The policy implications of these results are as follows. First, to evaluate the effectiveness of an emission tax policy to regulate firms’ GHG emissions in a supply chain, policy-makers have to seriously take into account the level of financial development. The reason is that the corresponding financing cost affects a resource-constrained node firm’s financing decisions and production operations in the supply chain. In our model setting, the retailer’s decision on whether to finance its working capital is the main determinant of whether an emission tax policy effectively induces the supplier’s production and GHG emissions. Second, although market-based environmental regulations (MERs) are useful to incentivize a firm’s GHG emission abatement [50], our results point out that an emission tax, as the MER instrument, may not work. More precisely, these ineffective scenarios correspond to Region III in Figure 1. This implies that when the emission tax instrument fails to work, the policy-maker may resort to some command-and-control regulation, such as specifying appropriate emission caps. Third, our results reveal that the only impact of any change in the tax rate in the ineffective region is to reallocate the profit of the GHG-emitting firm (the supplier, in our model). This may trigger additional conflict between the regulator and the regulated firm. Finally, our results also highlight that when financial development is at a high enough level, further promotion of it is two-edged sword. It enhances firms’ profitability at the cost of environmental deterioration due to heightened GHG emissions. However, this economic profitability enhancement may potentially support firms’ investing in GHG abatement technologies. Such investments are expected to decrease GHG emissions, according to the Porter hypothesis. Thus, from a long-run viewpoint, promoting financial development would achieve a win-win outcome if the increase in firms’ short-run profitability were converted into long-run investments in GHG abatement technologies.

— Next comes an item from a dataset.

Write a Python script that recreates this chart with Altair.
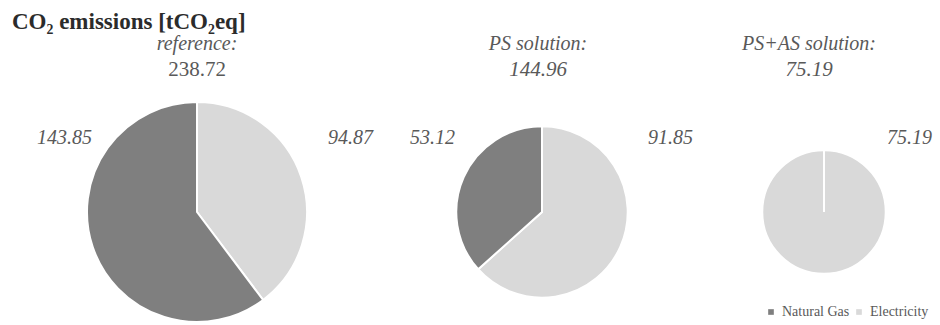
import math
import altair as alt
import pandas as pd

# ---- data ----
scenarios = ["reference:", "PS solution:", "PS+AS solution:"]
totals = [238.72, 144.96, 75.19]
natural_gas = [143.85, 53.12, 0.0]
electricity = [94.87, 91.85, 75.19]
fuels = ["Natural Gas", "Electricity"]
fuel_colors = ["#7f7f7f", "#d9d9d9"]

rows = []
for s, t, ng, el in zip(scenarios, totals, natural_gas, electricity):
    rows.append({"scenario": s, "total": t, "fuel": "Electricity", "value": el, "order": 0})
    rows.append({"scenario": s, "total": t, "fuel": "Natural Gas", "value": ng, "order": 1})
df = pd.DataFrame(rows)
titles_df = pd.DataFrame({"scenario": scenarios, "total": totals})

# ---- layout / style ----
FONT = "Liberation Serif"
TEXT_COLOR = "#595959"
TOP = 34
W, H = 940, 325
CENTER_X = {"reference:": 197, "PS solution:": 542, "PS+AS solution:": 824}
CENTER_Y = 212 - TOP
TITLE_DX = {"reference:": 0, "PS solution:": -4, "PS+AS solution:": -15}
TOTAL_ITALIC = {"reference:": False, "PS solution:": True, "PS+AS solution:": True}
LABEL_Y = 138 - TOP
LABEL_POS = {
    ("reference:", "Natural Gas"): ("right", -105),
    ("reference:", "Electricity"): ("left", 131),
    ("PS solution:", "Natural Gas"): ("right", -87),
    ("PS solution:", "Electricity"): ("left", 106),
    ("PS+AS solution:", "Natural Gas"): ("right", -70),
    ("PS+AS solution:", "Electricity"): ("left", 63),
}

base = (
    alt.Chart(df)
    .transform_joinaggregate(sum_value="sum(value)", groupby=["scenario"])
    .transform_window(
        cum="sum(value)",
        groupby=["scenario"],
        sort=[alt.SortField("order")],
        frame=[None, 0],
    )
    .transform_calculate(
        t0="(datum.cum - datum.value) / datum.sum_value",
        t1="datum.cum / datum.sum_value",
    )
)

theta_scale = alt.Scale(domain=[0, 1], range=[0, 2 * math.pi])
radius_scale = alt.Scale(type="sqrt", domain=[0, max(totals)], range=[0, 110], nice=False)
color_enc = alt.Color(
    "fuel:N",
    scale=alt.Scale(domain=fuels, range=fuel_colors),
    legend=alt.Legend(
        title=None,
        orient="none",
        legendX=764,
        legendY=305 - TOP,
        direction="horizontal",
        symbolType="square",
        symbolSize=32,
        symbolStrokeWidth=0,
        labelFont=FONT,
        labelFontSize=14,
        labelColor=TEXT_COLOR,
        labelLimit=200,
        columnPadding=2,
        labelOffset=4,
    ),
)

layers = []
for s in scenarios:
    cx = CENTER_X[s]
    pie = (
        base.transform_filter(alt.datum.scenario == s)
        .mark_arc(stroke="white", strokeWidth=2)
        .encode(
            x=alt.value(cx),
            y=alt.value(CENTER_Y),
            theta=alt.Theta("t0:Q", scale=theta_scale),
            theta2="t1:Q",
            radius=alt.Radius("total:Q", scale=radius_scale),
            color=color_enc,
            tooltip=["fuel:N", "value:Q"],
        )
    )
    layers.append(pie)

    name_text = (
        alt.Chart(titles_df)
        .transform_filter(alt.datum.scenario == s)
        .mark_text(font=FONT, fontSize=20, fontStyle="italic", color=TEXT_COLOR,
                   align="center", baseline="middle", dx=TITLE_DX[s])
        .encode(x=alt.value(cx), y=alt.value(44 - TOP), text="scenario:N")
    )
    total_text = (
        alt.Chart(titles_df)
        .transform_filter(alt.datum.scenario == s)
        .mark_text(font=FONT, fontSize=21,
                   fontStyle="italic" if TOTAL_ITALIC[s] else "normal",
                   color=TEXT_COLOR, align="center", baseline="middle", dx=TITLE_DX[s])
        .encode(x=alt.value(cx), y=alt.value(70 - TOP), text=alt.Text("total:Q", format=".2f"))
    )
    layers += [name_text, total_text]

    for f in fuels:
        align, dx = LABEL_POS[(s, f)]
        lab = (
            alt.Chart(df)
            .transform_filter((alt.datum.scenario == s) & (alt.datum.fuel == f) & (alt.datum.value > 0))
            .mark_text(font=FONT, fontSize=20, fontStyle="italic", color=TEXT_COLOR,
                       align=align, baseline="middle", dx=dx)
            .encode(x=alt.value(cx), y=alt.value(LABEL_Y), text=alt.Text("value:Q", format=".2f"))
        )
        layers.append(lab)

chart = (
    alt.layer(*layers)
    .properties(
        width=W,
        height=H - TOP,
        padding={"top": TOP, "left": 0, "right": 0, "bottom": 0},
        autosize=alt.AutoSizeParams(type="none"),
        title=alt.TitleParams(
            text="CO₂ emissions [tCO₂eq]",
            anchor="start",
            frame="group",
            dx=12,
            offset=-18,
            baseline="alphabetic",
            font=FONT,
            fontSize=23,
            fontWeight="bold",
            color="#2b2b2b",
        ),
    )
    .configure_view(stroke=None)
)

chart.save("out.html", embed_options={"renderer": "svg", "actions": False})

A limitation of the present research is that we exclude the possibility of trade credits (as a financing venue) with the supply chain. Especially when the retailer’s financing from an external bank is impossible or has restrictive cost, is there any motivation for the supplier to finance the retailer with some trade credits (e.g., receivables)? In the case of trade credits, how does a GHG emission regulation affect the supply chain operations (and the corresponding emissions)? These questions are worth addressing in the future. Second, our results imply some profitability potential from reducing the unit emission rate of the supplier’s production. Thus another valuable extension is to explicitly incorporate financial development into the model by assuming that the supplier is resource-constrained and there are opportunities to invest in some abatement technologies to reduce its GHG emission rate. On the other hand, if the retailer’s resources are abundant, there is a possibility for both supply chain members to collaborate on such abatement technologies. In this case, how does financial development affect their collaboration? Third, we assume that the regulatory policy and the interest rate are exogenous. However, in reality, both a regulator and a bank, to a certain degree, have some influence on choosing a regulatory policy and deciding the interest rate, respectively. This calls for extensions of our model to capture the regulator’s and the bank’s strategic behaviors. Although these extensions will inevitably increase the difficulty of solving the model, they are expected to bring more precise understanding of the real-world interactions among supply chain members, regulators, and banks.